You could argue that she has been competing all her life.

That’s why it was an easy decision to say yes when she was approached to join five other elite Canadian athletes to mentor a team of everyday Canadians for a new CBC reality series. “Canada’s Ultimate Challenge,” promoted as “the country’s largest obstacle course,” premieres Thursday.

“I was absolutely honoured to be a part of the coaching staff,” Horn-Miller said in an interview.

“When you’re standing shoulder to shoulder with Super Bowl champions, Olympic gold medallists, one of the most decorated Olympians in Canadian history, a three-time Olympic speedskater … I mean I went to one Olympics and I came in fifth so I was like, ‘What am I doing here?’”

Horn-Miller is referring to the fact that her team of Canadians will be up against squads led by Super Bowl champ Luke Willson, two-time Olympic gold medallist Donovan Bailey, six-time Olympic medallist Clara Hughes, Olympic speedskater Gilmore Junio and Jen Kish, the former captain of Canada’s bronze medal-winning women’s rugby sevens team.

“I may not have an Olympic gold medal, but I have an incredible amount of experience in life that I can hopefully help my team with,” Horn-Miller said.

That experience cannot be understated. The former athlete and mother of three survived a near-fatal stab wound during the Oka Crisis in 1990 when she was just 14, during a standoff between Quebec police and armed forces and the Mohawk communities of Kanesatake and Kahnawake over plans to expand a golf course across land sacred to the Mohawks.

It was a moment captured forever by a photo that continues to appear in newspapers across the country.

Horn-Miller says it wasn’t the first or the last time she has stood up for Indigenous rights in Canada.

“There is a two-tier justice system for this country,” she said. “We took a stand against a golf course being built on top of our traditional burial ground and the Canadian government sent in more military to our two communities, which we did not step one foot off of.

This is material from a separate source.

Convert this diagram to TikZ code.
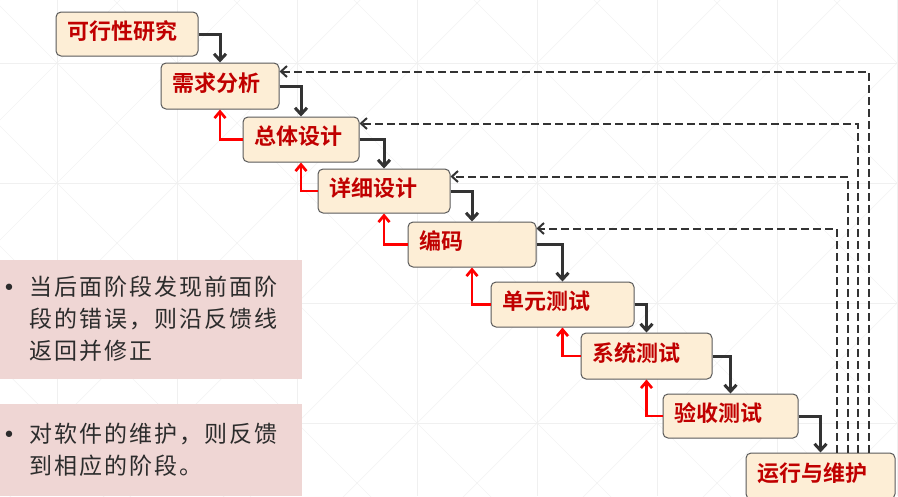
\documentclass[tikz,border=0pt]{standalone}
\usepackage{fontspec}
\newfontfamily\cjk{Noto Sans CJK SC}[BoldFont={Noto Sans CJK SC Bold}]
\newfontfamily\notefont{Noto Sans CJK SC}[LetterSpace=9]
\newfontfamily\dejavu{DejaVu Sans}
\usetikzlibrary{arrows.meta,calc}

\definecolor{boxfill}{HTML}{FDEED6}
\definecolor{boxline}{HTML}{5A5A5A}
\definecolor{stagetext}{HTML}{C00000}
\definecolor{flow}{HTML}{333333}
\definecolor{backflow}{HTML}{FF0000}
\definecolor{notefill}{HTML}{EFD6D4}
\definecolor{notetext}{HTML}{2C2C2C}
\definecolor{gridline}{HTML}{F0F0F0}
\definecolor{gridiag}{HTML}{F4F4F4}

\tikzset{
  stage/.style={draw=boxline, line width=1pt, fill=boxfill, rounded corners=5pt,
    font=\cjk\bfseries\fontsize{22pt}{24pt}\selectfont, text=stagetext,
    align=left, inner xsep=11pt, inner ysep=0pt, text height=17pt, text depth=7pt},
  flowarrow/.style={draw=flow, line width=3pt,
    -{Straight Barb[length=6.5pt,width=12pt]}},
  backarrow/.style={draw=backflow, line width=2.7pt,
    -{Straight Barb[length=6.5pt,width=11pt]}},
  feedback/.style={draw=flow, line width=2pt, dash pattern=on 7.5pt off 4.5pt,
    -{Straight Barb[length=6pt,width=11pt]}},
  notebox/.style={fill=notefill, draw=none, inner sep=0pt, anchor=north west},
  noteline/.style={font=\notefont\fontsize{23pt}{32pt}\selectfont, text=notetext,
    inner sep=0pt, anchor=base west},
  notebullet/.style={font=\dejavu\fontsize{22pt}{24pt}\selectfont, text=notetext,
    inner sep=0pt, anchor=base},
}

\begin{document}
\begin{tikzpicture}[x=1pt, y=-1pt]
\useasboundingbox (0,0) rectangle (898,496);

% faint background grid with diagonals
\begin{scope}
  \clip (0,0) rectangle (898,496);
  \fill[white] (0,0) rectangle (898,496);
  \foreach \c in {-486,-366,...,834}
    \draw[gridiag, line width=0.7pt] (\c-100,-100) -- (\c+700,700);
  \foreach \d in {0,120,...,1440}
    \draw[gridiag, line width=0.7pt] (\d+100,-100) -- (\d-700,700);
  \foreach \gx in {57,177,...,897}
    \draw[gridline, line width=0.7pt] (\gx,0) -- (\gx,496);
  \foreach \gy in {63,183,303,423}
    \draw[gridline, line width=0.7pt] (0,\gy) -- (898,\gy);
\end{scope}

% notes on the left
\node[notebox, minimum width=302pt, minimum height=119pt] (note1) at (0,260) {};
\node[notebullet] (bul1) at (9,295) {•};
\node[noteline] (n1a) at (29,295) {当后面阶段发现前面阶};
\node[noteline] (n1b) at (29,327) {段的错误，则沿反馈线};
\node[noteline] (n1c) at (29,359) {返回并修正};

\node[notebox, minimum width=302pt, minimum height=92pt] (note2) at (0,404) {};
\node[notebullet] (bul2) at (9,442) {•};
\node[noteline] (n2a) at (29,442) {对软件的维护，则反馈};
\node[noteline] (n2b) at (29,474) {到相应的阶段。};

% waterfall stages
\node[stage, text width=120pt, minimum height=44pt] (s1) at (127,34)    {可行性研究};
\node[stage, text width=96pt,  minimum height=46pt] (s2) at (220,86)    {需求分析};
\node[stage, text width=94pt,  minimum height=45pt] (s3) at (301,139.5) {总体设计};
\node[stage, text width=110pt, minimum height=44pt] (s4) at (384,191)   {详细设计};
\node[stage, text width=106pt, minimum height=45pt] (s5) at (472,244.5) {编码};
\node[stage, text width=121pt, minimum height=45pt] (s6) at (562.5,304.5) {单元测试};
\node[stage, text width=109pt, minimum height=46pt] (s7) at (646.5,356) {系统测试};
\node[stage, text width=113pt, minimum height=44pt] (s8) at (730.5,416) {验收测试};
\node[stage, text width=127pt, minimum height=46pt] (s9) at (820.5,476) {运行与维护};

% forward flow
\draw[flowarrow] (s1.east) -| (s2.north);
\draw[flowarrow] (s2.east) -| (s3.north);
\draw[flowarrow] (s3.east) -| (s4.north);
\draw[flowarrow] (s4.east) -| (s5.north);
\draw[flowarrow] (s5.east) -| (s6.north);
\draw[flowarrow] (s6.east) -| (s7.north);
\draw[flowarrow] (s7.east) -| (s8.north);
\draw[flowarrow] (s8.east) -| (s9.north);

% error correction back to the previous stage
\draw[backarrow] (s3.west) -| (s2.south);
\draw[backarrow] (s4.west) -| (s3.south);
\draw[backarrow] (s5.west) -| (s4.south);
\draw[backarrow] (s6.west) -| (s5.south);
\draw[backarrow] (s7.west) -| (s6.south);
\draw[backarrow] (s8.west) -| (s7.south);

% maintenance feedback
\draw[feedback] ($(s9.north west)+(123,0)$) |- ($(s2.north east)+(0,9)$);
\draw[feedback] ($(s9.north west)+(112,0)$) |- ($(s3.north east)+(0,7)$);
\draw[feedback] ($(s9.north west)+(102,0)$) |- ($(s4.north east)+(0,8)$);
\draw[feedback] ($(s9.north west)+(91,0)$)  |- ($(s5.north east)+(0,7)$);
\end{tikzpicture}
\end{document}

“I think Oka is a good opportunity to flash back to an important battle that happened right here in Canada.”

Horn-Miller is remembered for another picture: a photo taken a decade after the Oka Crisis, snapped after she became the first Mohawk woman to compete at an Olympics when she qualified for the Sydney games in 2000. That’s when the co-captain of Canada’s water polo team posed naked for a Time magazine cover with only a strategically placed water polo ball. She says she posed because of her desire to change the way Indigenous people and, more specifically, Indigenous women were being presented.

“With residential schools and many intentional efforts to make us ashamed of ourselves and our bodies … to hate ourselves … this is your chance to help change that,” Horn-Miller said, crediting a conversation with her activist mother, Kahn-Tineta Horn, as being the deciding factor in agreeing to the photo shoot.

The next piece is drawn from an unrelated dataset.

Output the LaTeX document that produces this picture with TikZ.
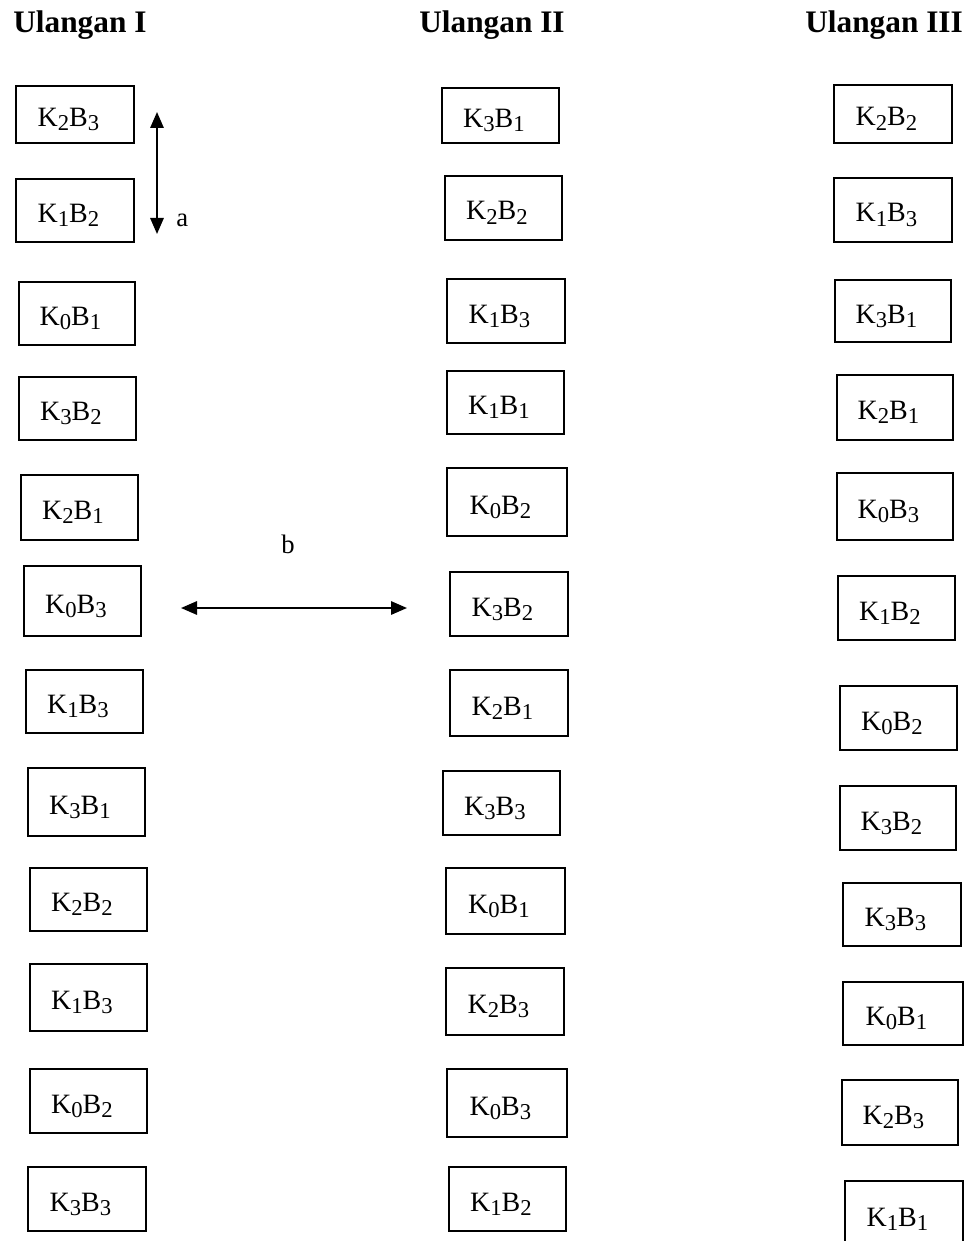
\documentclass[tikz,border=0pt]{standalone}
\usepackage{fontspec}
\setmainfont{Liberation Serif}
\usetikzlibrary{arrows.meta}

% treatment label K_iB_j
\newcommand\kbsub[1]{\raisebox{-0.16em}{\fontsize{17}{17}\selectfont #1}}
\newcommand\kb[2]{K\kbsub{#1}B\kbsub{#2}\hspace*{10pt}}

% plot box given by its left, top, right and bottom edges
\newcommand\plotbox[7]{%
  \node[plotbox, minimum width={(#4-#2)*0.75pt}, minimum height={(#5-#3)*0.75pt}]
    (#1) at ({(#2+#4)/2},{(#3+#5)/2}) {\kb{#6}{#7}};}

\begin{document}
\begin{tikzpicture}[x=0.75pt,y=-0.75pt,
  plotbox/.style={draw=black, line width=0.9pt, inner sep=0pt,
    font=\fontsize{21}{21}\selectfont, text height=18pt, text depth=0pt},
  head/.style={font=\fontsize{23.5}{23.5}\selectfont\bfseries, inner sep=0pt, anchor=base west},
  lbl/.style={font=\fontsize{20}{20}\selectfont, inner sep=0pt},
  dimarrow/.style={line width=1.5pt, {Triangle[length=12pt,width=10pt]}-{Triangle[length=12pt,width=10pt]}}]

\useasboundingbox (0,0) rectangle (970,1241);

% column headings
\node[head] (h1) at (13,33) {Ulangan I};
\node[head] (h2) at (419,33) {Ulangan II};
\node[head] (h3) at (805,33) {Ulangan III};

% replicate I
\plotbox{a1}{16}{86}{134}{143}{2}{3}
\plotbox{a2}{16}{179}{134}{242}{1}{2}
\plotbox{a3}{19}{282}{135}{345}{0}{1}
\plotbox{a4}{19}{377}{136}{440}{3}{2}
\plotbox{a5}{21}{475}{138}{540}{2}{1}
\plotbox{a6}{24}{566}{141}{636}{0}{3}
\plotbox{a7}{26}{670}{143}{733}{1}{3}
\plotbox{a8}{28}{768}{145}{836}{3}{1}
\plotbox{a9}{30}{868}{147}{931}{2}{2}
\plotbox{a10}{30}{964}{147}{1031}{1}{3}
\plotbox{a11}{30}{1069}{147}{1133}{0}{2}
\plotbox{a12}{28}{1167}{146}{1231}{3}{3}

% replicate II
\plotbox{b1}{442}{88}{559}{143}{3}{1}
\plotbox{b2}{445}{176}{562}{240}{2}{2}
\plotbox{b3}{447}{279}{565}{343}{1}{3}
\plotbox{b4}{447}{371}{564}{434}{1}{1}
\plotbox{b5}{447}{468}{567}{536}{0}{2}
\plotbox{b6}{450}{572}{568}{636}{3}{2}
\plotbox{b7}{450}{670}{568}{736}{2}{1}
\plotbox{b8}{443}{771}{560}{835}{3}{3}
\plotbox{b9}{446}{868}{565}{934}{0}{1}
\plotbox{b10}{446}{968}{564}{1035}{2}{3}
\plotbox{b11}{447}{1069}{567}{1137}{0}{3}
\plotbox{b12}{449}{1167}{566}{1231}{1}{2}

% replicate III
\plotbox{c1}{834}{85}{952}{143}{2}{2}
\plotbox{c2}{834}{178}{952}{242}{1}{3}
\plotbox{c3}{835}{280}{951}{342}{3}{1}
\plotbox{c4}{837}{375}{953}{440}{2}{1}
\plotbox{c5}{837}{473}{953}{540}{0}{3}
\plotbox{c6}{838}{576}{955}{640}{1}{2}
\plotbox{c7}{840}{686}{957}{750}{0}{2}
\plotbox{c8}{840}{786}{956}{850}{3}{2}
\plotbox{c9}{843}{883}{961}{946}{3}{3}
\plotbox{c10}{843}{982}{963}{1045}{0}{1}
\plotbox{c11}{842}{1080}{958}{1145}{2}{3}
\plotbox{c12}{845}{1181}{963}{1247}{1}{1}

% spacing within a column (a)
\coordinate (aTop) at (157,112);
\coordinate (aBot) at (157,234);
\draw[dimarrow] (aTop) -- (aBot);
\node[lbl, anchor=base west] (la) at (176,227) {a};

% spacing between columns (b)
\coordinate (bL) at (181,608);
\coordinate (bR) at (407,608);
\draw[dimarrow] (bL) -- (bR);
\node[lbl, anchor=base] (lb) at (288,553) {b};

\end{tikzpicture}
\end{document}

“She said, ‘Your body is powerful and strong and you have a chance to show a very different image of who we are, and the beautiful and powerful lineage that we come from.’ It also pertains to that hyper-sexualization of Indigenous women, that exoticness of women of colour. She didn’t want to leave any room for misinterpretation.”

Taking her mother’s advice to not smile for the photo despite the photographer’s best efforts to get her to, Horn-Miller said she is still proud of her decision to model as a determined woman instead of someone overtly sexualized. It also allowed her to stand up against being presented as a victim in the Oka photo.

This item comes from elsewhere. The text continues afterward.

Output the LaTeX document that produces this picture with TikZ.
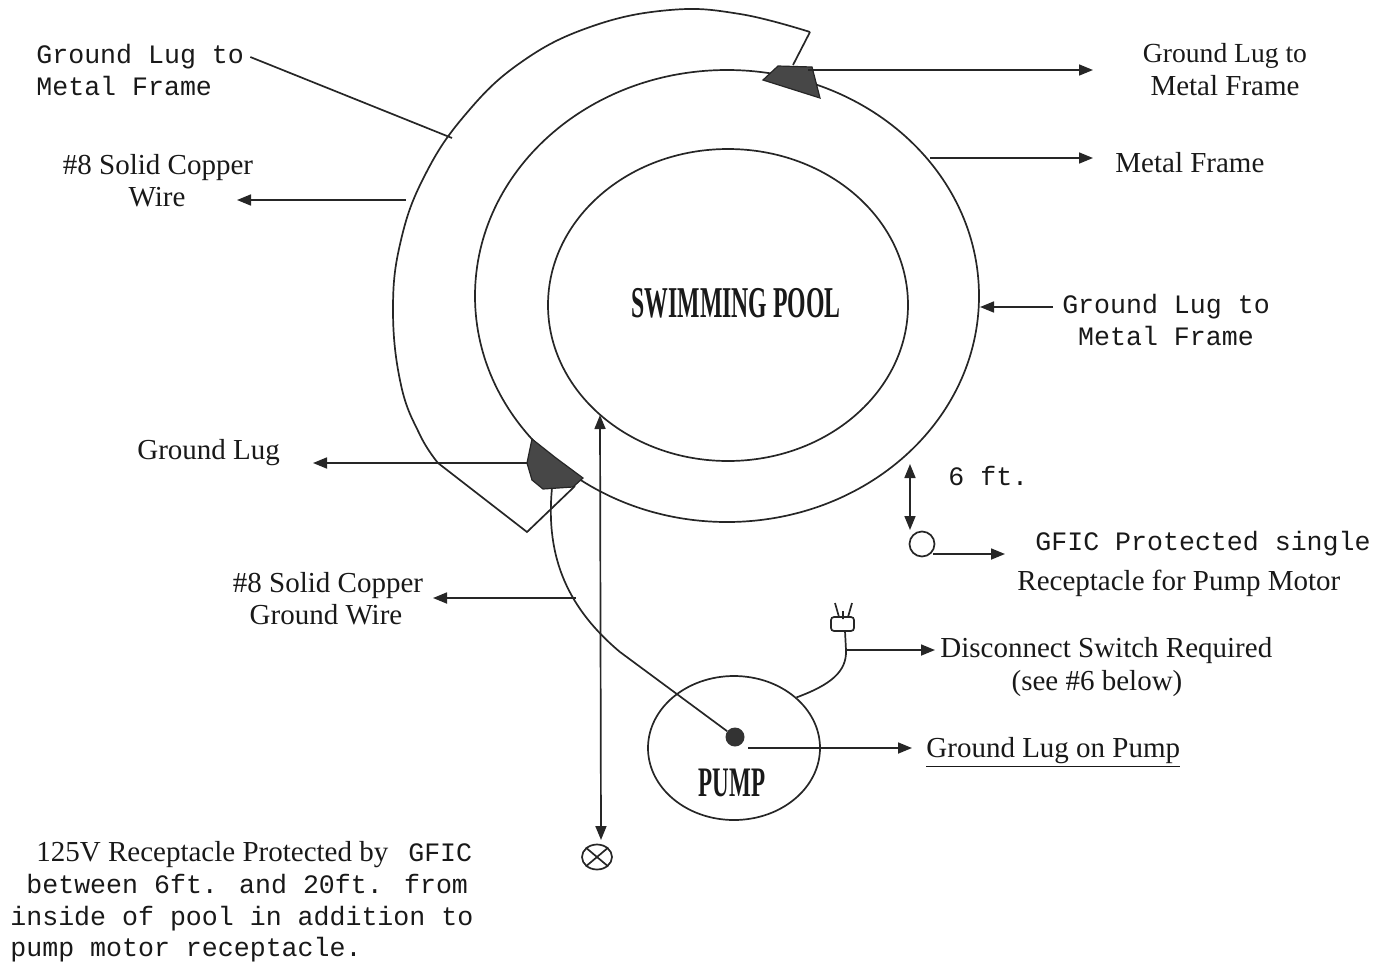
\documentclass[tikz,border=0pt]{standalone}
\usepackage{fontspec}
\usepackage{graphicx}
\setmainfont{Liberation Serif}
\newfontfamily\monof{Liberation Mono}
\usetikzlibrary{arrows.meta,shapes.geometric}
\begin{document}
\begin{tikzpicture}[x=0.5pt,y=-0.5pt,
  wire/.style={line width=0.85pt, draw=black!85},
  arr/.style={wire, -{Triangle[length=7pt,width=5.5pt]}},
  dbl/.style={wire, {Triangle[length=7pt,width=5.5pt]}-{Triangle[length=7pt,width=5.5pt]}},
  lbl/.style={inner sep=0pt, text=black!90, font=\fontsize{14.5}{16}\selectfont},
  mlbl/.style={inner sep=0pt, text=black!90, font=\monof\fontsize{13.3}{16}\selectfont},
  lug/.style={fill=black!72, draw=black!85, line width=0.6pt},
  big/.style={inner sep=0pt, text=black!90}]
\useasboundingbox (0,0) rectangle (1382,965);

% ---------- pool rings ----------
\draw[wire] (728,305) ellipse [x radius=180, y radius=156];
\draw[wire] (727,296) ellipse [x radius=252, y radius=226];
% outer wire (partial ring)
\coordinate (owA) at (810,32);
\coordinate (owB) at (438,463);
\coordinate (owC) at (527,532);
\draw[wire] (793,65) -- (owA)
  plot[smooth, tension=0.7] coordinates {(810,32) (740,14) (670,10) (590,27) (520,63) (465,115) (425,175) (401,240) (393,310) (401,385) (420,435) (438,463)}
  -- (owC) -- (575,486);

% lugs
\draw[lug] (763,80) -- (778,66) -- (812,67) -- (820,98) -- cycle;
\draw[lug] (532,439) -- (556,458) -- (583,478) -- (573,487) -- (543,489) -- (532,480) -- (527,463) -- cycle;

\node[big] (pool) at (736,303) {\scalebox{0.54}[1]{\bfseries\fontsize{22}{22}\selectfont SWIMMING POOL}};

% ---------- labels ----------
\node[mlbl, anchor=base west] (tlA) at (36,63) {Ground Lug to};
\node[mlbl, anchor=base west] (tlB) at (36,95) {Metal Frame};

\node[lbl, anchor=base] (cwA) at (158,174) {\#8 Solid Copper};
\node[lbl, anchor=base] (cwB) at (157,206) {Wire};

\node[lbl, anchor=base] (trA) at (1225,62) {\fontsize{13.8}{16}\selectfont Ground Lug to};
\node[lbl, anchor=base] (trB) at (1225,95) {Metal Frame};

\node[lbl, anchor=base west] (mf) at (1115,172) {Metal Frame};

\node[mlbl, anchor=base] (rgA) at (1166,313) {Ground Lug to};
\node[mlbl, anchor=base] (rgB) at (1166,345) {Metal Frame};

\node[lbl, anchor=base west] (gl) at (137,459) {Ground Lug};

\node[lbl, anchor=base] (gwA) at (328,592) {\#8 Solid Copper};
\node[lbl, anchor=base] (gwB) at (326,624) {Ground Wire};

\node[mlbl, anchor=base west] (six) at (948,485) {6 ft.};
\node[mlbl, anchor=base west] (gfA) at (1035,550) {GFIC Protected single};
\node[lbl, anchor=base west] (gfB) at (1017,590) {Receptacle for Pump Motor};

\node[lbl, anchor=base west] (dsA) at (940,657) {Disconnect Switch Required};
\node[lbl, anchor=base] (dsB) at (1097,690) {(see \#6 below)};

\node[lbl, anchor=base west] (glp) at (926,757) {\underline{Ground Lug on Pump}};

\node[lbl, anchor=base west] (btA) at (36,861) {125V Receptacle Protected by\hspace{10pt}{\monof\fontsize{13.3}{16}\selectfont GFIC}};
\node[mlbl, anchor=base west] (btB) at (26,893) {between 6ft. and 20ft. from};
\node[mlbl, anchor=base west] (btC) at (10,925) {inside of pool in addition to};
\node[mlbl, anchor=base west] (btD) at (10,956) {pump motor receptacle.};

% ---------- pump ----------
\node[draw=black!85, line width=0.85pt, ellipse, minimum width=86pt, minimum height=72pt, inner sep=0pt] (pump) at (734,748) {};
\node[big] (pumpt) at (732,783) {\scalebox{0.55}[1]{\bfseries\fontsize{21}{21}\selectfont PUMP}};
\node[circle, fill=black!80, minimum size=9.5pt, inner sep=0pt] (pd) at (735,737) {};

% receptacles
\node[ellipse, draw=black!85, line width=0.85pt, minimum width=15pt, minimum height=12.5pt, inner sep=0pt] (rec) at (597,857) {};
\draw[wire] (rec.north west) -- (rec.south east) (rec.north east) -- (rec.south west);
\node[circle, draw=black!85, line width=0.85pt, minimum size=12.5pt, inner sep=0pt] (prec) at (922,544) {};

% disconnect plug
\draw[wire, rounded corners=1.5pt] (831,617) rectangle (854,631);
\draw[wire] (835,603) -- (839,617) (852,603) -- (848,617) (843,611) -- (843,619);
\coordinate (cordA) at (845,631);
\coordinate (cordB) at (846,650);
\draw[wire] (cordA) -- (cordB) .. controls (847,672) and (830,685) .. (pump.39);

% ---------- connectors ----------
\coordinate (l1s) at ([xshift=3pt,yshift=3pt]tlA.base east);
\coordinate (l1e) at (452,138);
\draw[wire] (l1s) -- (l1e);

\coordinate (l2s) at (808,70);
\coordinate (l2e) at (1093,70);
\draw[arr] (l2s) -- (l2e);

\coordinate (l3s) at (930,158);
\coordinate (l3e) at (1093,158);
\draw[arr] (l3s) -- (l3e);

\coordinate (l4s) at (406,200);
\coordinate (l4e) at (237,200);
\draw[arr] (l4s) -- (l4e);

\coordinate (l5s) at (1053,307);
\coordinate (l5e) at (980,307);
\draw[arr] (l5s) -- (l5e);

\coordinate (l6s) at (527,463);
\coordinate (l6e) at (313,463);
\draw[arr] (l6s) -- (l6e);

% ground wire lug -> pump
\coordinate (gwS) at (552,488);
\draw[wire] (gwS) .. controls (545,560) and (570,610) .. (620,652) -- (pd);
\coordinate (l7s) at (576,598);
\coordinate (l7e) at (433,598);
\draw[arr] (l7s) -- (l7e);

\coordinate (vA) at (600,415);
\coordinate (vB) at (601,840);
\draw[dbl] (vA) -- (vB);

\coordinate (l8s) at (748,748);
\coordinate (l8e) at (912,748);
\draw[arr] (l8s) -- (l8e);

\coordinate (l9e) at (935,650);
\draw[arr] (cordB) -- (l9e);

\coordinate (sixA) at (910,464);
\coordinate (sixB) at (910,530);
\draw[dbl] (sixA) -- (sixB);

\coordinate (l10s) at (933,554);
\coordinate (l10e) at (1005,554);
\draw[arr] (l10s) -- (l10e);
\end{tikzpicture}
\end{document}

“Having that (Oka) picture and having no control, and then getting a chance to do this photo, it was an opportunity to change a little bit of that for myself.”

It’s the same reason Horn-Miller decided to recreate the cover in 2019 with Indigenous photographer Nadya Kwandibens.

While working on a project about knowledge translation while pursuing her master’s degree in Indigenous studies and kinesiology at the University of British Columbia, Horn-Miller decided her own life presented the best case study.

“I was trying to portray an older, wiser and more battle-scarred woman. That’s kind of what I have been through in the last 22 years,” she said.

Horn-Miller hopes these battle scars will help propel her team through the various competitions on “Canada’s Ultimate Challenge.”

Of course, she couldn’t say whether her team will emerge victorious.

“We definitely win in the realm of a team that has some of the most incredible human beings on it,” she said.

“If I look at what I think winning is, there’s the Western concept of winning, which is the end goal and getting the big prize, but I tried to instill an Indigenous concept of winning, which was if you enter this challenge and if you give me absolutely everything within your spirit, in your body and in your mind, then no matter the outcome you have already won.

“That’s what my team showed me.”

“Canada’s Ultimate Challenge” premieres Feb. 16 at 8 p.m. on CBC and CBC Gem.